Pois é, meus amigos. Enquanto Lula
“escolheu” ser sindicalista, Marina “sempre valorizou a educação.” Lembra o
tempo em que diziam que Lula não tinha diploma?”
Além disso, o “professor
Giannetti”, como vimos anteriormente, já defendeu diversas vezes a
desregulamentação dos direitos dos trabalhadores.
Esquece Marina Silva
e sua equipe a importância do movimento
sindical para a democracia e para o conjunto da população.
Não foi à toa que a Constituição Federal de 1988 garantiu poderes
significativos (infelizmente nem sempre utilizados) aos sindicatos. O
constituinte reconheceu no sindicato um importante instrumento de
democratização, de inclusão social e de elevação da condição da classe
trabalhadora. O movimento sindical é parte estruturante e relevante do Estado
Democrático de Direito.
No entanto, há por parte de setores da grande mídia (e da campanha de
Marina Silva, por eles apoiada) uma campanha permanente de ataque aos
movimentos populares, e em especial às entidades sindicais. Um exemplo
lamentável foi a capa da revista britânica The Economist (bastião do
neoliberalismo mundial) de julho de 2011 (http://www.economist.com/node/17851305/),
demonizando os sindicatos do setor público.
Tais agressões injustificadas ao movimento sindical de Marina Silva e de
sua equipe não são gratuitas.

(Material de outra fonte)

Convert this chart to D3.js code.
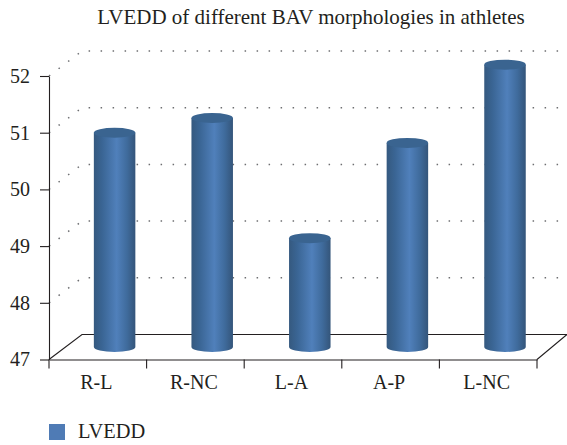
<!DOCTYPE html>
<html><head><meta charset="utf-8">
<script src="https://cdn.jsdelivr.net/npm/d3@7"></script>
<style>html,body{margin:0;padding:0;background:#fff}svg{display:block}text{font-family:"Liberation Serif",serif;fill:#231f20}</style>
</head><body><svg id="c" width="567" height="445"></svg>
<script>
const titleText = "LVEDD of different BAV morphologies in athletes";
const seriesName = "LVEDD";
const categories = ["R-L","R-NC","L-A","A-P","L-NC"];
const values = [50.78,51.04,48.92,50.6,51.98];
const yTicks = [47,48,49,50,51,52];

const svg = d3.select("#c");
const x = d3.scaleBand().domain(categories).range([49,537]);
const y = d3.scaleLinear().domain([47,52]).range([359.5,76]);
const dx = 33, dy = -25;            // 3D depth of the plot box
const barW = 41.5, ry = 5;

const defs = svg.append("defs");
const g = defs.append("linearGradient").attr("id","cyl").attr("x1",0).attr("x2",1).attr("y1",0).attr("y2",0);
[[0,"#35597f"],[0.2,"#3a6594"],[0.55,"#5080bb"],[0.8,"#3f6b9c"],[1,"#34557a"]].forEach(s=>g.append("stop").attr("offset",s[0]).attr("stop-color",s[1]));

// dotted walls
const grid = svg.append("g").attr("fill","none").attr("stroke","#6d6e71").attr("stroke-width",1.5).attr("stroke-dasharray","1.5 10.5");
yTicks.slice(1).forEach(t=>{
  grid.append("path").attr("d",`M${x.range()[0]},${y(t)}L${x.range()[0]+dx},${y(t)+dy}L567,${y(t)+dy}`);
});

// floor
const ax = svg.append("g").attr("fill","none").attr("stroke","#231f20").attr("stroke-width",1.1);
ax.append("path").attr("d",`M${x.range()[0]},${y(47)}L${x.range()[0]+dx},${y(47)+dy}L${x.range()[1]+dx-3},${y(47)+dy}L${x.range()[1]},${y(47)}`);

// cylinders
const bars = svg.append("g").selectAll("g").data(categories.map((c,i)=>({c,v:values[i]}))).join("g");
const cxOf = d=>x(d.c)+x.bandwidth()/2+dx/2+0.3;
const yTop = d=>y(d.v)+dy/2;
const yBase = y(47)+dy/2;
bars.append("path").attr("fill","url(#cyl)")
  .attr("d",d=>{const c=cxOf(d),r=barW/2;
    return `M${c-r},${yTop(d)}V${yBase}A${r},${ry} 0 0 0 ${c+r},${yBase}V${yTop(d)}Z`;});
bars.append("ellipse").attr("cx",cxOf).attr("cy",yTop).attr("rx",barW/2).attr("ry",ry).attr("fill","#3a6490");

// axes
const yAxis = d3.axisLeft(y).tickValues(yTicks).tickFormat(d3.format("d")).tickSize(9).tickSizeOuter(0).tickPadding(10);
const yG = svg.append("g").attr("transform",`translate(${x.range()[0]},0)`).call(yAxis);
const xAxis = d3.axisBottom(x).tickSize(0).tickPadding(15);
const xG = svg.append("g").attr("transform",`translate(0,${y(47)})`).call(xAxis);
xG.append("g").selectAll("line").data([...categories.map(c=>x(c)),x.range()[1]]).join("line")
  .attr("x1",d=>d).attr("x2",d=>d).attr("y1",0).attr("y2",9).attr("stroke","#231f20").attr("stroke-width",1.1);
[yG,xG].forEach(a=>{a.selectAll(".domain,.tick line").attr("stroke","#231f20").attr("stroke-width",1.1);
  a.selectAll("text").attr("font-size",20).style("font-family",'"Liberation Serif",serif').attr("fill","#231f20");});
xG.selectAll(".tick text").attr("dx",-1.5);

// title
svg.append("text").attr("x",311).attr("y",24).attr("text-anchor","middle").attr("font-size",21).text(titleText);

// legend
svg.append("rect").attr("x",49).attr("y",424).attr("width",16).attr("height",16).attr("fill","#4f7bb5");
svg.append("text").attr("x",78).attr("y",438).attr("font-size",20.4).text(seriesName);
</script></body></html>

Devem-se ao fato de que graças ao movimento
sindical e ao conjunto dos movimentos populares é que tem sido possível
resistir no Brasil à implementação de um agressivo projeto neoliberal, desejado
de modo indisfarçável por diversos setores da grande imprensa e da campanha de Marina
Silva.
Por isso, é necessário lembrar permanentemente à sociedade brasileira,
seja por meio das mídias alternativas e sindicais ou pela própria mídia
convencional, que foi graças ao movimento sindical e ao instituto da greve que
hoje possuímos no Brasil e em boa parte do mundo:
· a limitação
por lei da jornada de trabalho;
· descanso aos
domingos e feriados;
· férias;
· intervalos
para descanso e repouso;
· salário
mínimo;
· Seguridade
Social;
· décimo-terceiro
salário;
· proibição do
trabalho escravo e do trabalho infantil;
· seguro-desemprego;
· jornada de 8
horas diárias e direito a hora extra;
· e que muitas
conquistas da população, como o SUS, o direito a educação pública e gratuita, e
o próprio direito ao voto e à democracia foram em parte fruto da luta do
movimento sindical.
5.
Conclusão:
Marina
é uma série ameaça aos trabalhadores, aos sindicatos e até mesmo à
competitividade da economia brasileira
Não se pode tratar o trabalhador como uma mera peça sujeita a preço de mercado, transitória e descartável. Ao defender a desregulamentação dos direitos trabalhistas, a terceirização irrestrita, o enfraquecimento da Justiça do Trabalho e atacando os sindicatos, Marina Silva esquece dos princípios fundamentais de solidariedade e valorização humana, que a sociedade brasileira fez constar do documento jurídico-político que é a Constituição Federal.
A
candidata Marina Silva, ao apresentar opiniões frontalmente contrárias aos
trabalhadores, ameaça até mesmo a competitividade do Brasil, pois a
implementação de tais temerosas propostas:
-
criaria enorme quantidade de trabalhadores precarizados e descartáveis;
- aumentaria
a desigualdade social;
-
tornaria ainda mais frequentes os acidentes e mortes no trabalho;
-
diminuiria o consumo;
-
e por fim, prejudicaria não somente a produtividade e a economia, mas toda a
sociedade brasileira.
Autorizada a reprodução parcial ou total deste artigo, desde que citada a fonte.